I snapped these shots and quickly emailed them to the Republican. You'd think they would want a photo of a fatal accident. But they never made it into today's paper nor Masslive. Then I sent them to Jim Foudy at the Gazette. He replied politely, saying they had too much art already. Why not post this on your news blog? Maybe it's a print vs. web thing, we never worry about space limits. Hint: there is NO space problem. Oh well, I tried.

Labels: ,

A Trombonist Who Mixes Mali with Monk


Last night I had trouble sleeping. I tossed and turned and eventually got up. That's when I read about Roswell Rudd, American Trombonist and Renaissance man. A story in the WSJ profiled this prolific musical experimenter, who travels to Mali and the Caribbean in search of new beats. Rudd is one of jazz's greatest trombonists, and he just finished up three weeks in China playing with opera singer Li Xuai. Then he'll fly off to Mongolia to play with a 35-piece orchestra using indigenous instruments.

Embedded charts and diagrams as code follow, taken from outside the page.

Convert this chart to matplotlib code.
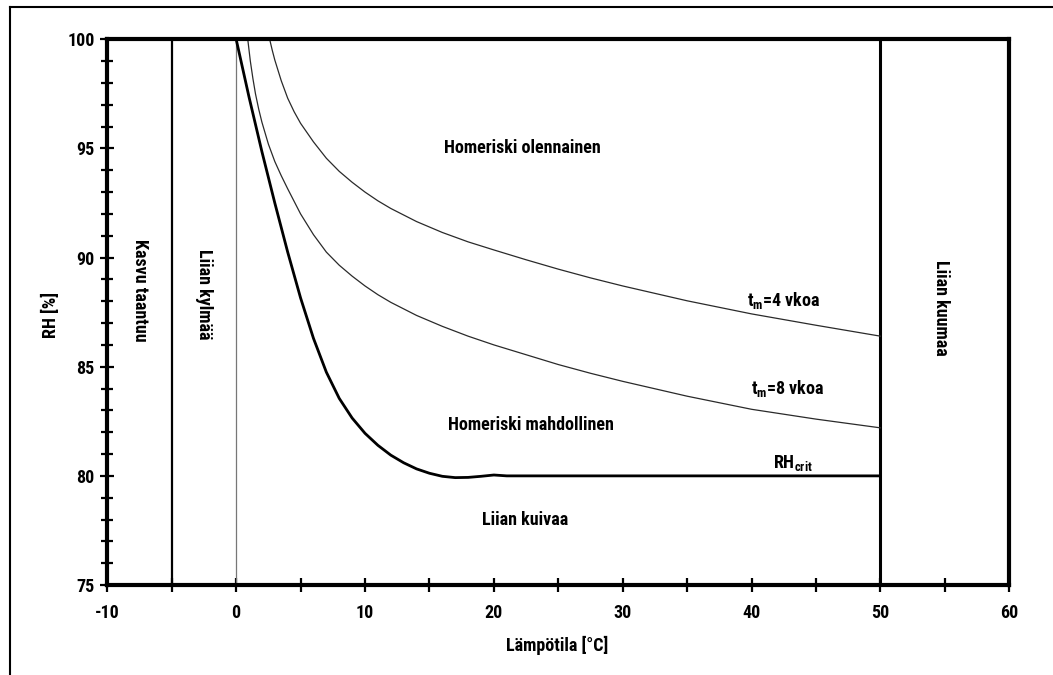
import matplotlib
matplotlib.use("Agg")
import matplotlib.pyplot as plt
from matplotlib.lines import Line2D
from matplotlib.ticker import MultipleLocator

plt.rcParams["font.family"] = ["Roboto Condensed", "Liberation Sans", "DejaVu Sans"]
plt.rcParams["font.weight"] = "bold"
plt.rcParams["axes.unicode_minus"] = False

# --- data -----------------------------------------------------------------
temp_crit = [0, 1, 2, 3, 4, 5, 6, 7, 8, 9, 10, 11, 12, 13, 14, 15, 16, 17,
             18, 19, 20, 21, 50]
rh_crit = [100, 97.35, 94.85, 92.5, 90.25, 88.15, 86.3, 84.75, 83.55, 82.65,
           81.95, 81.4, 80.95, 80.6, 80.32, 80.12, 79.98, 79.92, 79.93, 79.98,
           80.04, 80.0, 80.0]

temp_4w = [2.6, 2.8, 3, 3.5, 4, 4.5, 5, 6, 7, 8, 9, 10, 11, 12, 13, 14, 16,
           18, 20, 22.5, 25, 27.5, 30, 35, 40, 45, 50]
rh_4w = [100, 99.5, 99.05, 98.1, 97.3, 96.68, 96.15, 95.3, 94.55, 93.95,
         93.45, 93.0, 92.6, 92.25, 91.95, 91.65, 91.15, 90.72, 90.35, 89.9,
         89.47, 89.07, 88.7, 88.02, 87.42, 86.9, 86.4]

temp_8w = [0.9, 1.1, 1.3, 1.5, 1.75, 2, 2.5, 3, 3.5, 4, 5, 6, 7, 8, 9, 10,
           11, 12, 14, 16, 18, 20, 22.5, 25, 27.5, 30, 35, 40, 45, 50]
rh_8w = [100, 99.0, 98.2, 97.5, 96.8, 96.2, 95.2, 94.4, 93.75, 93.15, 92.0,
         91.05, 90.25, 89.65, 89.15, 88.7, 88.3, 87.95, 87.35, 86.85, 86.4,
         86.0, 85.55, 85.1, 84.7, 84.33, 83.65, 83.05, 82.6, 82.2]

# zone boundaries (temperature)
t_stall = -5
t_cold = 0
t_hot = 50

fig = plt.figure(figsize=(10.53, 6.75), dpi=100)
fig.patch.set_facecolor("white")
ax = fig.add_axes([0.1019, 0.1333, 0.8566, 0.8085])

ax.set_xlim(-10, 60)
ax.set_ylim(75, 100)

# zone lines
ax.axvline(t_stall, color="black", lw=1.6)
ax.axvline(t_cold, color="#777777", lw=0.9)
ax.axvline(t_hot, color="black", lw=2.2)

ax.plot(temp_4w, rh_4w, color="#2a2a2a", lw=0.9)
ax.plot(temp_8w, rh_8w, color="#2a2a2a", lw=0.9)
ax.plot(temp_crit, rh_crit, color="black", lw=2.0)

for s in ax.spines.values():
    s.set_linewidth(3.0)

ax.xaxis.set_major_locator(MultipleLocator(10))
ax.xaxis.set_minor_locator(MultipleLocator(5))
ax.yaxis.set_major_locator(MultipleLocator(5))
ax.yaxis.set_minor_locator(MultipleLocator(1))
ax.tick_params(which="both", direction="inout", width=1.6, length=10,
               labelsize=13)
ax.tick_params(axis="y", which="both", pad=4)
ax.tick_params(axis="x", which="both", pad=9)
ax.tick_params(axis="y", which="minor", length=9)

ax.set_xlabel("Lämpötila [°C]", fontsize=13, fontweight="bold", va="center")
ax.set_ylabel("RH [%]", fontsize=13, fontweight="bold", va="center")
ax.xaxis.set_label_coords(0.499, -0.11)
ax.yaxis.set_label_coords(-0.0625, 0.494)

txt = dict(fontsize=13, fontweight="bold", ha="center", va="center")
ax.text(-7.5, 88.5, "Kasvu taantuu", rotation=-90, **txt)
ax.text(-2.5, 88.3, "Liian kylmää", rotation=-90, **txt)
ax.text(54.7, 87.7, "Liian kuumaa", rotation=-90, **txt)
ax.text(22.2, 95.0, "Homeriski olennainen", **txt)
ax.text(22.85, 82.35, "Homeriski mahdollinen", **txt)
ax.text(22.4, 78.0, "Liian kuivaa", **txt)
ax.text(42.5, 88.05, r"t$_\mathregular{m}$=4 vkoa", **txt)
ax.text(42.8, 84.0, r"t$_\mathregular{m}$=8 vkoa", **txt)
ax.text(43.2, 80.6, r"RH$_\mathregular{crit}$", **txt)

# partial outer frame (top and left edges visible in the source image)
fig.add_artist(Line2D([10 / 1053, 10 / 1053], [0, 1 - 7 / 675],
                      transform=fig.transFigure, color="black", lw=1.5))
fig.add_artist(Line2D([10 / 1053, 1], [1 - 7 / 675, 1 - 7 / 675],
                      transform=fig.transFigure, color="black", lw=1.5))

fig.savefig("out.png", dpi=100)
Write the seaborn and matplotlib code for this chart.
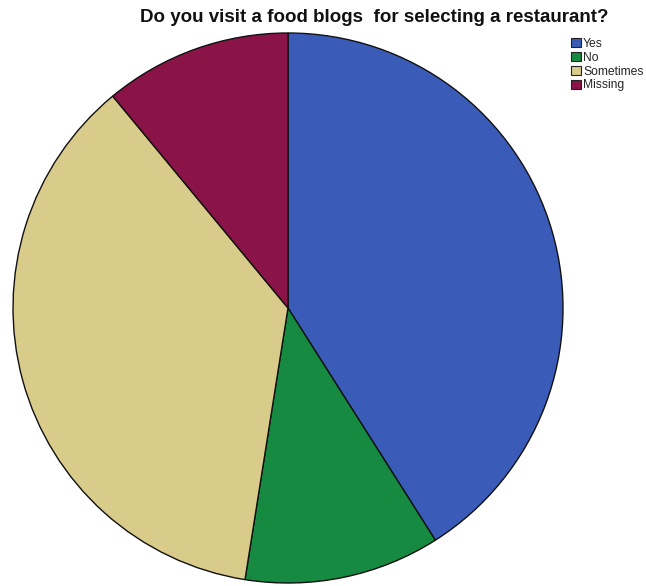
import matplotlib
matplotlib.use("Agg")
import matplotlib.pyplot as plt
from matplotlib.patches import Patch
import seaborn as sns

# Survey responses (percent of respondents)
categories = ["Yes", "No", "Sometimes", "Missing"]
shares = [41.0, 11.5, 36.5, 11.0]
title = "Do you visit a food blogs  for selecting a restaurant?"

sns.set_theme(style="white")
plt.rcParams["font.family"] = ["Liberation Sans", "DejaVu Sans"]

palette = sns.color_palette(["#3A5CB8", "#168A40", "#D9CB8A", "#8A1348"])

W, H = 646, 586
fig = plt.figure(figsize=(W / 100, H / 100), dpi=100)
ax = fig.add_axes([0, 0, 1, 1])

ax.pie(
    shares,
    colors=palette,
    startangle=90,
    counterclock=False,
    center=(288, H - 308),
    radius=275,
    wedgeprops=dict(edgecolor="#111111", linewidth=1.0),
)
ax.set_xlim(0, W)
ax.set_ylim(0, H)
ax.set_aspect("equal")
ax.axis("off")

fig.text(374 / W, 1 - 18 / H, title, ha="center", va="center",
         fontsize=13.5, fontweight="bold", color="#111111")

handles = [Patch(facecolor=c, edgecolor="#222222", linewidth=0.8) for c in palette]
fig.legend(
    handles, categories,
    loc="upper left", bbox_to_anchor=(565 / W, 1 - 32 / H),
    frameon=False, fontsize=8.7,
    handlelength=0.8, handleheight=0.8,
    handletextpad=0.2, labelspacing=0.15, borderpad=0.0,
)

fig.savefig("out.png", dpi=100)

What I love about this guy is how he is so interested in the music of other countries and how he jumps right in and mixes it up with musicians from everywhere. He made a record called "Malicool" with African star Toumani Diabate, who plays the kora, a stringed instrument from West Africa. He's always been a champion of Thelonius Monk, co-leading groups that play his music. It's a great fit, Monk and Mali.

Like Rudd, I am fascinated by African and Caribbean music. He sums it up well in the story, explaining why he loves these collaborations: "I just sing on the trombone and put all the colors I can into it. [these projects] enable me to bring more of what's possible in terms of melody and rhythm."